As normas de uso da verba indenizatória proíbem a utilização da cota para ressarcimento de despesas relativas a bens fornecidos ou serviços prestados por empresa da qual o proprietário ou detentor de qualquer participação seja o deputado ou parente de até terceiro grau. De acordo com o chefe de gabinete do parlamentar, a família Alcolumbre é dona de cerca de 70% dos postos de combustível do Amapá, “sendo inviável não abastecer na empresa de parentes”.
Em todas as notas de Davi Alcolumbre às quais o Estado teve acesso, os valores discriminados dos produtos sofreram pequenos arredondamentos para que o valor final fosse exatamente o máximo que a Câmara permite para reembolso. Na nota fiscal de março, por exemplo, apesar de a soma dos produtos consumidos totalizar R$ 4.501,70, consta no valor final o montante de R$ 4.500,00. Se o documento tivesse o valor correto, Alcolumbre teria de completar R$ 1,70 do próprio bolso, ideia que parece não ter agradado o parlamentar.
Minimalista. A técnica utilizada pelo deputado Vinicius Gurgel (PR-AP) é ser tão apurado quanto um conta-gotas na hora de abastecer. Os volumes de combustível chegam a ser medidos com até três dígitos depois da vírgula para que a nota fiscal alcance exatos R$ 4,5 mil. Em janeiro, foram 806,451 litros de gasolina e 991,189 litros de diesel.
Nas notas apresentadas pelo deputado Manoel Salviano (PSD-CE), o “desconto” é mais claro. Consta no documento de janeiro, por exemplo, “valor dos produtos: 4.510,45” e, logo abaixo, o ‘Valor total da nota: 4.500,00”. O dono do posto em que Salviano abastece todos os meses consta nos registros do Tribunal Superior Eleitoral como financiador da campanha do parlamentar.
Em 2010, Marciano Teles Duarte doou R$ 10 mil ao candidato. O mesmo registro aparece nas contas do presidente da Câmara, Henrique Eduardo Alves (PMDB-RN), e do deputado Biffi (PT-MS). O posto em que Alves gastou quase R$ 17 mil apenas no primeiro semestre também doou R$ 10 mil para a sua campanha eleitoral. Biffi, por sua vez, gastou R$ 21,5 mil de janeiro a junho no mesmo estabelecimento que doou R$ 1.330 para sua campanha em 2010.
Total flex. No Senado, só há restrição para o uso de combustível nos carros oficiais. A cota, nesse caso, é de 300 litros de gasolina por mês ou 420 litros de álcool.
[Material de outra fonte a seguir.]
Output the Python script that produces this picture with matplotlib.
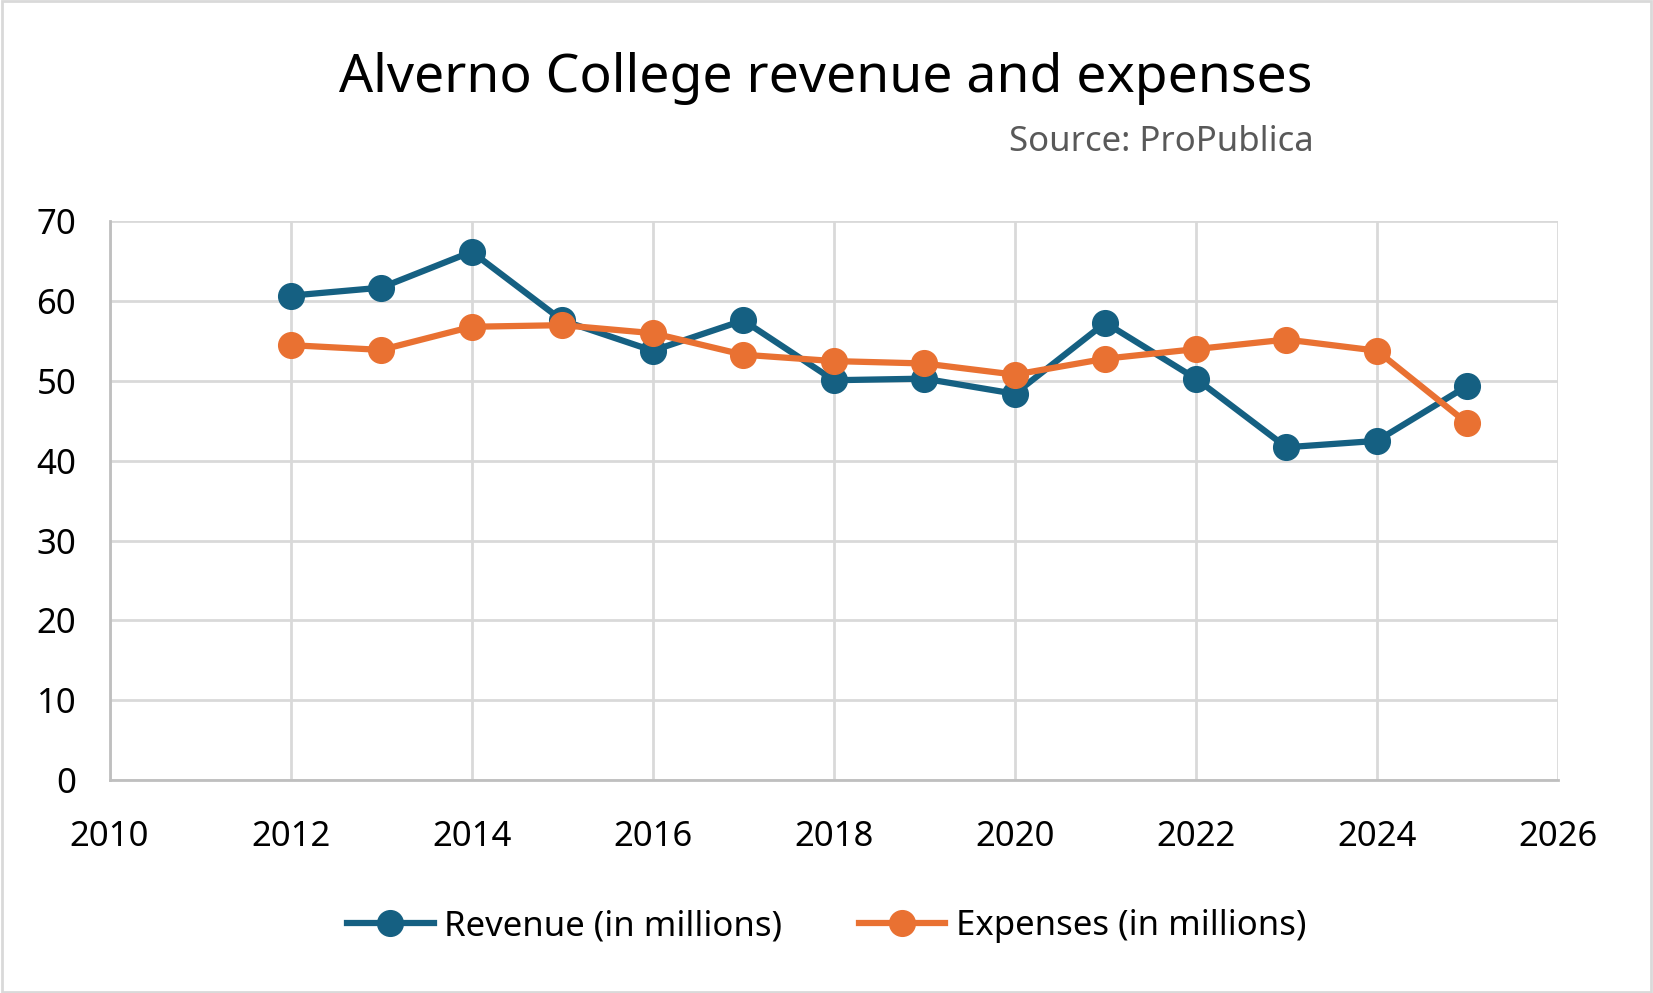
import matplotlib.pyplot as plt
from matplotlib.patches import Rectangle

plt.rcParams['font.family'] = ['Noto Sans', 'DejaVu Sans']

# Data
years = [2012, 2013, 2014, 2015, 2016, 2017, 2018, 2019, 2020, 2021, 2022, 2023, 2024, 2025]
revenue = [60.7, 61.7, 66.2, 57.6, 53.8, 57.6, 50.1, 50.3, 48.4, 57.3, 50.3, 41.7, 42.5, 49.4]
expenses = [54.5, 53.9, 56.8, 57.0, 56.0, 53.3, 52.5, 52.2, 50.8, 52.8, 54.0, 55.2, 53.8, 44.7]
x_ticks = list(range(2010, 2027, 2))
y_ticks = list(range(0, 71, 10))

blue = '#156082'
orange = '#E97132'
grid_gray = '#D9D9D9'

fig = plt.figure(figsize=(16.53, 9.93), dpi=100)
ax = fig.add_axes([0.0663, 0.2145, 0.8762, 0.5625])

ax.plot(years, revenue, color=blue, lw=4.5, marker='o', ms=18.5,
        label='Revenue (in millions)', zorder=3)
ax.plot(years, expenses, color=orange, lw=4.5, marker='o', ms=18.5,
        label='Expenses (in millions)', zorder=3)

ax.set_xlim(2010, 2026)
ax.set_ylim(0, 70)
ax.set_xticks(x_ticks)
ax.set_yticks(y_ticks)
ax.tick_params(axis='both', length=0, labelsize=25, colors='black')
ax.tick_params(axis='y', pad=24)
ax.tick_params(axis='x', pad=29)
ax.grid(True, color=grid_gray, lw=2)
ax.set_axisbelow(True)
for s in ['top', 'right']:
    ax.spines[s].set_visible(False)
for s in ['left', 'bottom']:
    ax.spines[s].set_color('#BFBFBF')
    ax.spines[s].set_linewidth(2)

fig.text(0.4995, 0.921, 'Alverno College revenue and expenses',
         ha='center', va='center', fontsize=38.5)
fig.text(0.7945, 0.857, 'Source: ProPublica', ha='right', va='center',
         fontsize=25, color='#595959')

fig.legend(loc='center', bbox_to_anchor=(0.5, 0.067), ncol=2, frameon=False,
           fontsize=25, handlelength=2.5, columnspacing=2.2, handletextpad=0.3)

fig.patches.append(Rectangle((0.001, 0.001), 0.998, 0.998, transform=fig.transFigure,
                             fill=False, edgecolor=grid_gray, lw=2))

fig.savefig('out.png', dpi=100, facecolor='white')
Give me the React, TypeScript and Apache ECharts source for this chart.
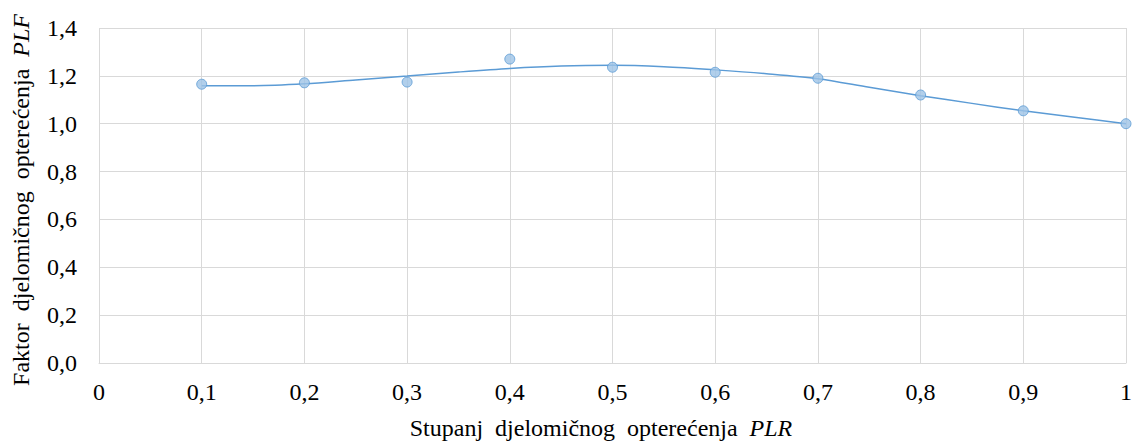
import React, { useEffect, useRef } from "react";
import * as echarts from "echarts";

const plrValues = [0.1, 0.2, 0.3, 0.4, 0.5, 0.6, 0.7, 0.8, 0.9, 1.0];
const plfValues = [1.165, 1.171, 1.174, 1.27, 1.236, 1.215, 1.19, 1.12, 1.054, 1.0];

const trendX = [0.1, 0.15, 0.2, 0.25, 0.3, 0.35, 0.4, 0.45, 0.5, 0.55, 0.6, 0.65, 0.7, 0.75, 0.8, 0.85, 0.9, 0.95, 1.0];
const trendY = [1.159, 1.159, 1.167, 1.183, 1.199, 1.216, 1.231, 1.241, 1.244, 1.238, 1.225, 1.209, 1.188, 1.152, 1.117, 1.085, 1.054, 1.027, 1.0];

const xTitle = "Stupanj  djelomičnog  opterećenja";
const xTitleItalic = "PLR";
const yTitle = "Faktor  djelomičnog  opterećenja";
const yTitleItalic = "PLF";

const FONT = "Liberation Serif";
const FS = 24;

function fmtX(v: number): string {
  if (Math.abs(v) < 1e-9) return "0";
  if (Math.abs(v - 1) < 1e-9) return "1";
  return v.toFixed(1).replace(".", ",");
}
function fmtY(v: number): string {
  return v.toFixed(1).replace(".", ",");
}

export default function App() {
  const ref = useRef<HTMLDivElement>(null);
  useEffect(() => {
    if (!ref.current) return;
    const chart = echarts.init(ref.current, undefined, { renderer: "svg" });
    const rich = {
      a: { fontFamily: FONT, fontSize: FS, color: "#000" },
      b: { fontFamily: FONT, fontSize: FS, fontStyle: "italic", color: "#000" },
    };
    chart.setOption({
      animation: false,
      backgroundColor: "#fff",
      textStyle: { fontFamily: FONT },
      grid: { left: 99, right: 2, top: 28, bottom: 79, containLabel: false },
      xAxis: {
        type: "value",
        min: 0,
        max: 1,
        interval: 0.1,
        axisLine: { show: true, lineStyle: { color: "#d9d9d9", width: 1 } },
        axisTick: { show: false },
        splitLine: { show: true, lineStyle: { color: "#d9d9d9", width: 1 } },
        axisLabel: {
          formatter: fmtX,
          fontFamily: FONT,
          fontSize: FS,
          color: "#000",
          margin: 17,
          showMaxLabel: true,
          showMinLabel: true,
        },
      },
      yAxis: {
        type: "value",
        min: 0,
        max: 1.4,
        interval: 0.2,
        axisLine: { show: false },
        axisTick: { show: false },
        splitLine: { show: true, lineStyle: { color: "#d9d9d9", width: 1 } },
        axisLabel: {
          formatter: fmtY,
          fontFamily: FONT,
          fontSize: FS,
          color: "#000",
          margin: 22,
        },
      },
      graphic: [
        {
          type: "line",
          shape: { x1: 99.5, y1: 28, x2: 99.5, y2: 363 },
          style: { stroke: "#d9d9d9", lineWidth: 1 },
          silent: true,
        },
        {
          type: "text",
          x: 601,
          y: 428,
          style: {
            text: "{a|" + xTitle + "}  {b|" + xTitleItalic + "}",
            rich,
            fontFamily: FONT,
            fontSize: FS,
            align: "center",
            verticalAlign: "middle",
          },
        },
        {
          type: "text",
          x: 21,
          y: 200,
          rotation: Math.PI / 2,
          style: {
            text: "{a|" + yTitle + "}  {b|" + yTitleItalic + "}",
            rich,
            fontFamily: FONT,
            fontSize: FS,
            align: "center",
            verticalAlign: "middle",
          },
        },
      ],
      series: [
        {
          type: "line",
          data: trendX.map((x, i) => [x, trendY[i]]),
          smooth: 0.3,
          showSymbol: false,
          lineStyle: { color: "#5b9bd5", width: 1.5 },
          silent: true,
          z: 2,
        },
        {
          type: "scatter",
          data: plrValues.map((x, i) => [x, plfValues[i]]),
          symbol: "circle",
          symbolSize: 10,
          itemStyle: { color: "#9dc3e6", borderColor: "#5b9bd5", borderWidth: 1 },
          z: 3,
        },
      ],
    });
    return () => chart.dispose();
  }, []);
  return (
    <div
      ref={ref}
      style={{ position: "fixed", left: 0, top: 0, width: 1135, height: 442 }}
    />
  );
}
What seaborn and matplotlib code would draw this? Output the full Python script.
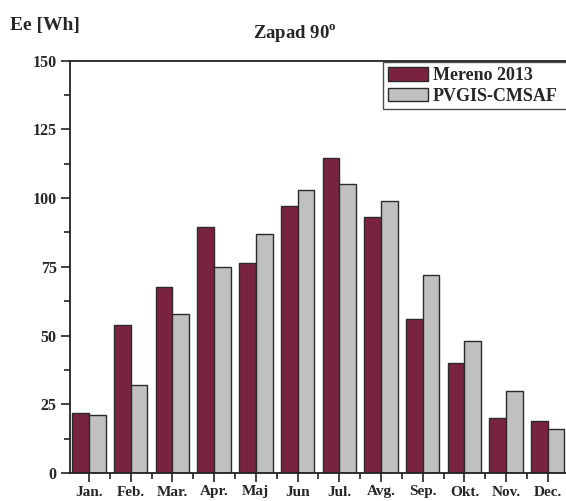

Já o reembolso de combustível usado em outros veículos, desde que seja justificado pelo exercício da atividade parlamentar, pode chegar mensalmente a valores entre R$ 21 mil e R$ 44 mil, que são os limites máximos da verba indenizatória, dependendo do Estado de origem do parlamentar.
O senador Mozarildo Cavalcanti (PTB/RR) apresentou em junho uma nota fiscal no valor de R$ 22,5 mil com a justificativa de que eram “despesas com combustíveis para atender demanda do escritório político em Boa Vista”. No posto onde a nota foi emitida, o litro da gasolina custa R$ 3,03. Com o valor da nota, é possível comprar quase 7.500 litros do combustível, o suficiente para abastecer 185 carros médios.
Neste ano, Mozarildo apresentou outras seis notas emitidas pelo mesmo posto, que variam de R$ 2 mil a R$ 3,5 mil. Somados, todos os documentos pagos pelo Senado alcançam um montante de R$ 39 mil apenas com combustível A equipe de gabinete do senador não detalhou o consumo, mas informou que todos os gastos são previstos nas regras do Senado.
Alves garante que gastos estão abaixo do limite
A assessoria de imprensa da presidência da Câmara informou que os gastos de Henrique Eduardo Alves respeitam as regras previstas em lei e estão abaixo do limite estabelecido pela mesa díretora. A assessoria de Biffi, por sua vez, afirmou que o parlamentar não tem nenhuma relação com o dono do posto onde abastece o carro e que frequenta o local por questão logística, dada a proximidade com seu escritório. Segundo o gabinete, a doação de campanha, feita em combustível, ocorreu porque Biffi é cliente antigo.
Procurado, Ângelo Agnolin disse que o consumo é elevado, mas dentro do limite e se justifica pelo tamanho do Estado do Tocantins, onde ele desenvolve projetos em todas as regiões. Sobre a divergência de valores cobrados na mesma nota e no mesmo mês, o gabinete do deputado informou que vai analisar os documentos com mais profundidade. Manoel Salviano e sua equipe de gabinete não foram encontrados até esta edição ser concluída. / B.C.